Retype the opening lines of the data exactly, stopping after the line that contains "59.734, 59.743, 59.752, 59.761, 59.770, 59.774]". Skip every picture.

Data block:
_ _ _

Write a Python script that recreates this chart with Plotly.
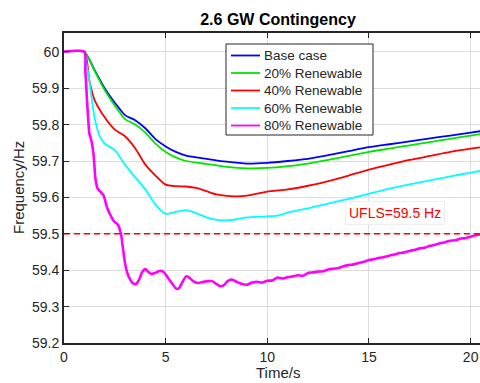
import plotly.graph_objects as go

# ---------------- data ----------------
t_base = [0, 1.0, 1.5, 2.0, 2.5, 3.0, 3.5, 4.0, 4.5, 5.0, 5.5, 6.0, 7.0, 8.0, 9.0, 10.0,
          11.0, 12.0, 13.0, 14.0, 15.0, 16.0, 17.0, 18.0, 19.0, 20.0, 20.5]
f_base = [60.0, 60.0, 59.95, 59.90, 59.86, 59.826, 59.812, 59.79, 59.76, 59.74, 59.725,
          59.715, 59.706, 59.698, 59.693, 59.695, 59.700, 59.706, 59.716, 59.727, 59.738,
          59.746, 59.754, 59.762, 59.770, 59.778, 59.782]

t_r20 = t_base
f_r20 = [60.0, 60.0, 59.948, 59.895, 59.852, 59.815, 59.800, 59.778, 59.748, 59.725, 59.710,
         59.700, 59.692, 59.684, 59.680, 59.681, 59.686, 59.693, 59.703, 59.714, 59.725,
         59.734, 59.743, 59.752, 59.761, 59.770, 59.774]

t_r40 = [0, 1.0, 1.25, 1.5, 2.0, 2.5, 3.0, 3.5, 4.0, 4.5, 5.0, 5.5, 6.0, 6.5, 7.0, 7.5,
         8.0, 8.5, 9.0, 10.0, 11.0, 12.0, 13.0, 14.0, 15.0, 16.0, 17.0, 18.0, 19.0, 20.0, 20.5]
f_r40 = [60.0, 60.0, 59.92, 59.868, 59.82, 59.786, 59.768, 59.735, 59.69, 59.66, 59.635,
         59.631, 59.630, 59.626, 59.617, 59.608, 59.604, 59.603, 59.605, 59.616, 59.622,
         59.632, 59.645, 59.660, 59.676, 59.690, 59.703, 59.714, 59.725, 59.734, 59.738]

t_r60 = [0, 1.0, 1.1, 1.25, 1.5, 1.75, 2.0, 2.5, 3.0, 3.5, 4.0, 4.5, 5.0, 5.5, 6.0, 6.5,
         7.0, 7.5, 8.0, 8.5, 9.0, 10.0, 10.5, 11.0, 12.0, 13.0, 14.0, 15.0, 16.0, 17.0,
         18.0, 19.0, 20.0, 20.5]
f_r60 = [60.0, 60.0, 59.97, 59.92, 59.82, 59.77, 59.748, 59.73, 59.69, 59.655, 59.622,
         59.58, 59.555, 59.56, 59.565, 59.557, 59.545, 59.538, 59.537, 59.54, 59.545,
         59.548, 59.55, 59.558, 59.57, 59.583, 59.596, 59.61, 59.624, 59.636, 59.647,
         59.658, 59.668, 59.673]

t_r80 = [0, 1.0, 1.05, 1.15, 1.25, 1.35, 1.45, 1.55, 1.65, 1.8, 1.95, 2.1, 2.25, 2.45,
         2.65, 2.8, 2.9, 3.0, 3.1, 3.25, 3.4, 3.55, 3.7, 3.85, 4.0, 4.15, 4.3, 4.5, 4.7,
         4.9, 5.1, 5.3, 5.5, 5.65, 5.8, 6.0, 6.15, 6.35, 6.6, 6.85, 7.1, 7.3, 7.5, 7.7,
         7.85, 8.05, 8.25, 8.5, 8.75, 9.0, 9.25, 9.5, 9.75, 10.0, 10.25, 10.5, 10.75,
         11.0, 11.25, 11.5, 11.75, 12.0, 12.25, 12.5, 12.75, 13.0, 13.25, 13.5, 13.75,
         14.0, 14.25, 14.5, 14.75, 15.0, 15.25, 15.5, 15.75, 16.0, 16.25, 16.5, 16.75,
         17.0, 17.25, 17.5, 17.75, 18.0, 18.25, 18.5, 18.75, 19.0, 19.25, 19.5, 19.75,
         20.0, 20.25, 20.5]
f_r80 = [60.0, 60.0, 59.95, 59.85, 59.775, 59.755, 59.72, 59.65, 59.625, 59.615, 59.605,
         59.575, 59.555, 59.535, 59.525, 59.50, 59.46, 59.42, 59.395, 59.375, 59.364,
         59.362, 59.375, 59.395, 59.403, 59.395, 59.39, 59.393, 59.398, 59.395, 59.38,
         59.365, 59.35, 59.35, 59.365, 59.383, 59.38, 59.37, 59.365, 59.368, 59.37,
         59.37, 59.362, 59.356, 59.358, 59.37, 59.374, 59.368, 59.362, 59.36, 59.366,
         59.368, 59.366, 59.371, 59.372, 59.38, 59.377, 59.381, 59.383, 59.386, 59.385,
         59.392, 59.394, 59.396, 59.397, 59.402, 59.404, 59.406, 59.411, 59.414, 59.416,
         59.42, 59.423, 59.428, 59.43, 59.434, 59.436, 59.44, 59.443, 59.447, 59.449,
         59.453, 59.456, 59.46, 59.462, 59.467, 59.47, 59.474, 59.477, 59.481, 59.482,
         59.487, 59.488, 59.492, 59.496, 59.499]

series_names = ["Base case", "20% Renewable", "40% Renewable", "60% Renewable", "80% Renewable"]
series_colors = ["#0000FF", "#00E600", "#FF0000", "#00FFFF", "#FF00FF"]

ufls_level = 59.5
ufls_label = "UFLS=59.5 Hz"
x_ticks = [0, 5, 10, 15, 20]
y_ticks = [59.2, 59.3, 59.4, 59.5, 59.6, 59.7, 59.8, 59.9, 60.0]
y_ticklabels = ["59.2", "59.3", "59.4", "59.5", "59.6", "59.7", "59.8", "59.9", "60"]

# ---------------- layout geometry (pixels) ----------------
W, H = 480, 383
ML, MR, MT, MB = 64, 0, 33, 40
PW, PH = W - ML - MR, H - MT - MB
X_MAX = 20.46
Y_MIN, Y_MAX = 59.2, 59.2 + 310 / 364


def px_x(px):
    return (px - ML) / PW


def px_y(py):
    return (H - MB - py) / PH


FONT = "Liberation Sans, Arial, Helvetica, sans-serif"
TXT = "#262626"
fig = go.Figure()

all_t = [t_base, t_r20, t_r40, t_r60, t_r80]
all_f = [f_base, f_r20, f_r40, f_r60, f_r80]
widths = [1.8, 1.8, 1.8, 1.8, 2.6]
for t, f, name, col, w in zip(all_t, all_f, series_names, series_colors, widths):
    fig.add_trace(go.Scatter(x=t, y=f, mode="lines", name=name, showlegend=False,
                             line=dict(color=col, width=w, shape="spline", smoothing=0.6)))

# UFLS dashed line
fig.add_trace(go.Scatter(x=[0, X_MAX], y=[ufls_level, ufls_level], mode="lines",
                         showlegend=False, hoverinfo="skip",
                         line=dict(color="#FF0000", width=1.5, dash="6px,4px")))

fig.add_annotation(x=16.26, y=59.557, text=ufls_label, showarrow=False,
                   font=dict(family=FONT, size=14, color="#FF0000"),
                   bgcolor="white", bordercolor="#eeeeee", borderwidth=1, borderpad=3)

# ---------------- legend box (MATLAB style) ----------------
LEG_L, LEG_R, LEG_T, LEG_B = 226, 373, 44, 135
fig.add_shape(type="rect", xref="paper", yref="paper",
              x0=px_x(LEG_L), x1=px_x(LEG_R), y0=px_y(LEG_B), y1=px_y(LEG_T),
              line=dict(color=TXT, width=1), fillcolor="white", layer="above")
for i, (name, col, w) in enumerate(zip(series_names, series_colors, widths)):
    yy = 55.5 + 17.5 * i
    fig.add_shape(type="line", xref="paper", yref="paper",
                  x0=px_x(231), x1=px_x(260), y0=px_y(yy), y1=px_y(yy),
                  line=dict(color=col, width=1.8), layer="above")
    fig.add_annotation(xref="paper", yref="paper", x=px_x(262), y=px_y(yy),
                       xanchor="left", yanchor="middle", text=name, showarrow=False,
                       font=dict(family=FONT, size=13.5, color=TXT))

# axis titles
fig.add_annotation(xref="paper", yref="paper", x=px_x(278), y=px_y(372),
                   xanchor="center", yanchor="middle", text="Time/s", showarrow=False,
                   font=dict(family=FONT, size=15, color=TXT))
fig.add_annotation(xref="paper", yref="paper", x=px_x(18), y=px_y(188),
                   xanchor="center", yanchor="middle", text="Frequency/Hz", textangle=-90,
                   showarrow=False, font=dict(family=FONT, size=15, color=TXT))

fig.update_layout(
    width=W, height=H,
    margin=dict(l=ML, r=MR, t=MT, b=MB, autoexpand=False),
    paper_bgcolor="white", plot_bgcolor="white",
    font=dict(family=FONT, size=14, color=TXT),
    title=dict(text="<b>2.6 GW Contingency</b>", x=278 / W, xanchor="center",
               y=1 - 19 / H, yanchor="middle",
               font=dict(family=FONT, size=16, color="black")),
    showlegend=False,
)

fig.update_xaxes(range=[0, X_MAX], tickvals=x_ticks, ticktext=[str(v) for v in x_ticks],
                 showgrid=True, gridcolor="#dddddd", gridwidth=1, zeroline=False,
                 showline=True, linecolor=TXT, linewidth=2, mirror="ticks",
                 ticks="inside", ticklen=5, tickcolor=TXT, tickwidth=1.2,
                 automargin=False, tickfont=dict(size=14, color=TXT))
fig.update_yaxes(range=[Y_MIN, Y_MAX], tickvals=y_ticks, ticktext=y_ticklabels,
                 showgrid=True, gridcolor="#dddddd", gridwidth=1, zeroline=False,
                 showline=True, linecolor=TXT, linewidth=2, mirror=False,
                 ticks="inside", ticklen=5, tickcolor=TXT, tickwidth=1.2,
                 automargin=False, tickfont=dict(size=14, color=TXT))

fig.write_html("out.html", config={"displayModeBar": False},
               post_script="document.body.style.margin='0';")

_ _ _

Final result:
Write a Python script that recreates this chart with Plotly.
import plotly.graph_objects as go

# ---------------- data ----------------
t_base = [0, 1.0, 1.5, 2.0, 2.5, 3.0, 3.5, 4.0, 4.5, 5.0, 5.5, 6.0, 7.0, 8.0, 9.0, 10.0,
          11.0, 12.0, 13.0, 14.0, 15.0, 16.0, 17.0, 18.0, 19.0, 20.0, 20.5]
f_base = [60.0, 60.0, 59.95, 59.90, 59.86, 59.826, 59.812, 59.79, 59.76, 59.74, 59.725,
          59.715, 59.706, 59.698, 59.693, 59.695, 59.700, 59.706, 59.716, 59.727, 59.738,
          59.746, 59.754, 59.762, 59.770, 59.778, 59.782]

t_r20 = t_base
f_r20 = [60.0, 60.0, 59.948, 59.895, 59.852, 59.815, 59.800, 59.778, 59.748, 59.725, 59.710,
         59.700, 59.692, 59.684, 59.680, 59.681, 59.686, 59.693, 59.703, 59.714, 59.725,
         59.734, 59.743, 59.752, 59.761, 59.770, 59.774]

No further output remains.